If that is what you want to make you will have a harder time selling your art. Fewer dealers will want to handle it and there will be fewer customers. I don't mean none, just fewer. You might want to ask yourself if you should be out in the market place at all, you might be happier teaching and making your art for your own enjoyment and getting shown in non retail venues like museums. Some artists are repelled by the whole art market thing and choose to find another means of support so they can make the personal art that they want and not have to be in the commercial galleries. There are avant garde galleries out there that feature very personal art though. In New York and a few other places that sort of thing can be highly valued.

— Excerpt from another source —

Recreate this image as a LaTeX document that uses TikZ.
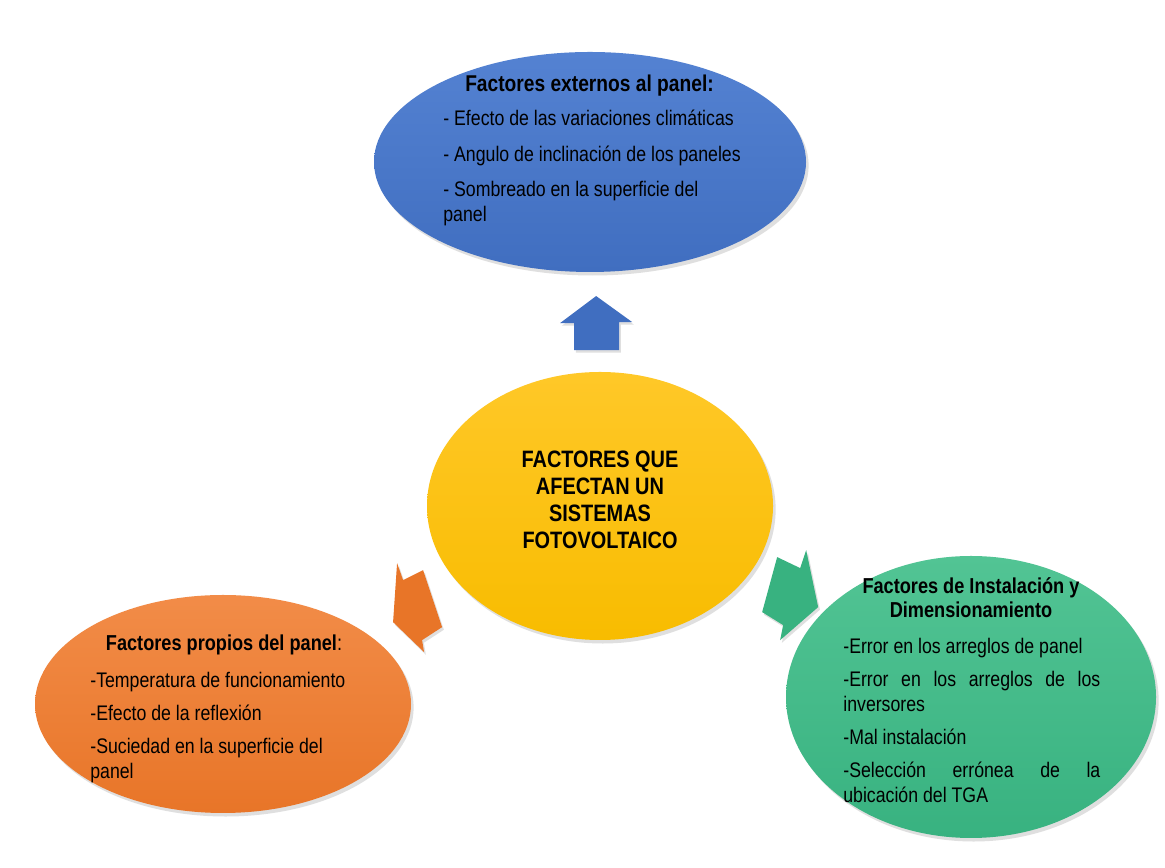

I am lucky in that the kind of art that I am excited to make is appealing to a portion of the clients in some galleries . I have worked to find my own individual way of doing things and make my own statement. That is how I work to make personal art. I hope that when people see my painting they will know it is mine. I often ask myself;


I have arranged to interview an art dealer I know who did her masters dissertation on what art sells and why. I am going to turn her loose on Artelasticum Pepsi-Colas questions and see what she has to say. I think she may have a lot of insight. Like most dealers she meets a lot of artists who hope to have her show their art, and must reject most. She has been on the other side of the equation and I am looking forward to what she has to say. I am hoping that that will happen tomorrow night. Till then I will lay here on the floor beside the computer with my arms at my sides trying not to think.

Monday, May 10, 2010

Reply to Artelasticum PepsiCola

Stapleton Kearns, Osama drowning kittens 16" by20"

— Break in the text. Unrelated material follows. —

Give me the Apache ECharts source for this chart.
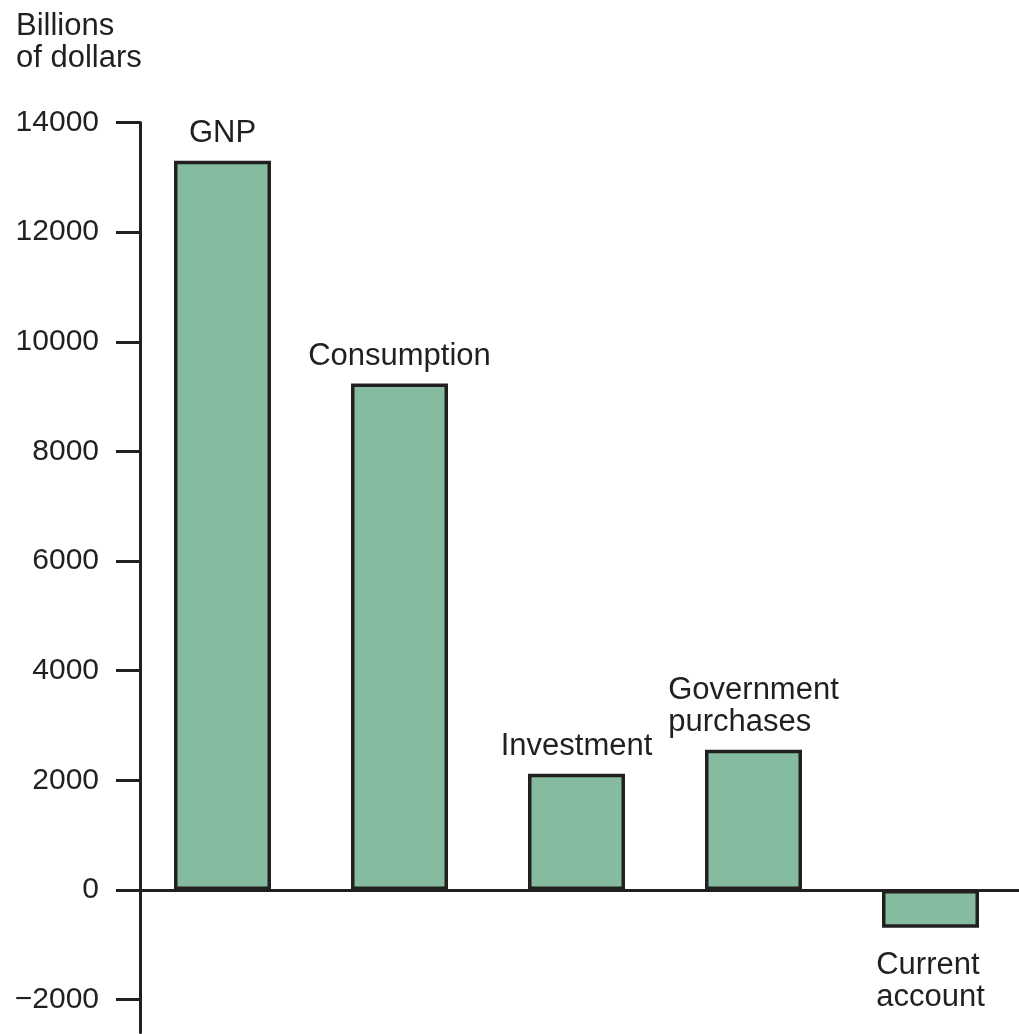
<!DOCTYPE html>
<html><head><meta charset="utf-8">
<script src="https://cdn.jsdelivr.net/npm/echarts@6/dist/echarts.min.js"></script>
<style>html,body{margin:0;padding:0;background:#fff}#c{width:1019px;height:1034px}</style>
</head><body><div id="c"></div>
<script>
const categories = ['GNP', 'Consumption', 'Investment', 'Government\npurchases', 'Current\naccount'];
const values = [13300, 9240, 2120, 2560, -690];
const tickValues = [-2000, 0, 2000, 4000, 6000, 8000, 10000, 12000, 14000];
const FONT = '"Liberation Sans", Arial, Helvetica, sans-serif';
const INK = '#231f20';

const chart = echarts.init(document.getElementById('c'));
chart.setOption({
  animation: false,
  title: {
    text: 'Billions\nof dollars', left: 11, top: 5,
    textStyle: { fontFamily: FONT, fontSize: 31, lineHeight: 32, fontWeight: 'normal', color: INK }
  },
  grid: { left: 134, right: -3, top: 122.5, bottom: 1.5, containLabel: false },
  xAxis: {
    type: 'category', data: categories,
    axisLine: { onZero: true, lineStyle: { color: INK, width: 3 } },
    axisTick: { show: false }, axisLabel: { show: false }, splitLine: { show: false }
  },
  yAxis: {
    type: 'value', min: -2600, max: 14000, offset: -6,
    axisLine: { show: true, lineStyle: { color: INK, width: 3 } },
    axisTick: { show: true, length: 24, customValues: tickValues, lineStyle: { color: INK, width: 3 } },
    axisLabel: { customValues: tickValues, margin: 41, fontFamily: FONT, fontSize: 30, color: INK,
      formatter: v => v < 0 ? '\u2212' + Math.abs(v) : String(v) },
    splitLine: { show: false }
  },
  series: [{
    type: 'bar', barWidth: 97,
    data: values.map((v, i) => ({
      value: v,
      label: { position: v < 0 ? 'bottom' : 'top', distance: v < 0 ? 22 : 11 }
    })),
    itemStyle: { color: '#85bc9f', borderColor: INK, borderWidth: 3.5 },
    label: {
      show: true,
      formatter: p => categories[p.dataIndex].split('\n').map(s => '{a|' + s + '}').join('\n'),
      rich: { a: { fontFamily: FONT, fontSize: 31, lineHeight: 32, color: INK, align: 'left' } }
    }
  }]
});
</script></body></html>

I can sympathies. I have had periods of time where I sold nothing for months, never a year, but its the same thing. Here with bullet points (oh, how I love those!) are my thoughts.
  • I know your art and you are a skilled painter, but something is wrong. You can't change the world, so you are left with no choice but to change what you are doing. Immediately acquire "Lead the Field" by Earl Nightingale and memorize it, better still, tattoo it in reverse on your chest so that you see it in the mirror first thing every morning. You can download it to your i pod for about ten bucks I have been told. You need Earl! I am not kidding here, this is the best piece of advice I could possibly give you. nough said.....
  • Different towns, different galleries and different sections of the country have different art markets, each with their own preferences. Find out what your market wants, or find the market where what you make is wanted. You may have to find a gallery that is far from your home. Look in the art magazines and get an idea of who is selling what. I moved to New England long ago to have my career because where I was in Minnesota the kind of art I was making was not in fashion. They wanted ducks, I got out. If you are making quirky, very personal art and you are working in a traditional style, that's a harder fit than landscapes. If you are painting still life, you could think about what sort of places people put things in their homes and what might fit there. You can paint quality still life with integrity and still make things that will appeal to peoples taste for their homes. See Fantin LaTour, or Chardin. You don't have to do everything that way, just add it to the list of pictures you make. Experiment with painting some subjects that you don't usually do, something might click. Throw a lot against the wall and something is bound to stick sooner or later.
  • If the galleries you are showing in are into the avant- garde, go elsewhere. There have got to be galleries within a days drive that fit what you do. Initially you should find three. Then give each of them six paintings. I know that's a tall order, but that's what I think it takes, for starters.
  • You might have a discussion with a gallery owner whose inventory you respect and ask him what you could be making that would appeal to his customers. That may seem a little mercenary, but this is a business. I am able to make the kind of work I like and have no conflict with the artistic versus commercial. There are plenty of artists who are making work that is supposed to be commercial that fails. I think the public is mostly hip enough to reject a lot of them,. People don't know much about art but when the money starts flowing they get a lot smarter. They know the want integrity.
  • You need to have a fairly large body of art in several galleries, if it doesn't sell then, you may have priced it too high. I know we have all heard the admonishment to never drop the prices lest it hurt their sales. you don't have any sales. These are tough economic times, but getting better. My sales last year where horrid, this year I am right about on track. Things are improving and I think the art market is righting itself, but the herd has been thinned and a lot of galleries and artists have been purged. If your sales pick up at a lower price point, you can gradually increase them. Incidentally, no one cares how long it took you to make a given painting.
  • Make compelling, beautiful paintings. Once I asked an older artist "what kind of paintings sell best?" He told me "good paintings" Find something you have a flair for and polish that ability until you are making the most exquisite paintings of that sort in the marketplace you inhabit.
  • Do shows, do demos. Help other people who don't have the considerable skills you yourself possess. Besides being the right thing to do it builds a fan base who will speak well of you. Every workplace and family has someone who is the "art expert" try to teach and help those people who are usually amateur painters. If you want more from the world you have to put more value out there.
  • Present your work well. You may need simpler frames, are yours too baroque for your market? maybe they aren't the quality or are too fancy, or too something. There is a sweet spot on that. As an artist you may have exalted taste in frames that is playing over your clients heads.
  • I have written a series of posts entitled the art business waltz. Search my archives and read those. I have tried to spell out how to break into the gallery scene.
  • Some artists I know have a hundred or more paintings out there consigned. I don't have that many, but you need to have a pretty good number. The more you have the better your odds become. Also rotate your paintings, if you have work unsold in a gallery for a year, maybe less, its time to rotate it out to another dealer.
  • If you make art that is political, or very personal, or full of weighty ideas, or humorous, that can mkae it harder to sell. Not impossible, but the market is smaller. My own teacher R.H. Ives Gammell made a lot of stuff which must have been the devil to sell. But he could afford it. He was wealthy. I am not.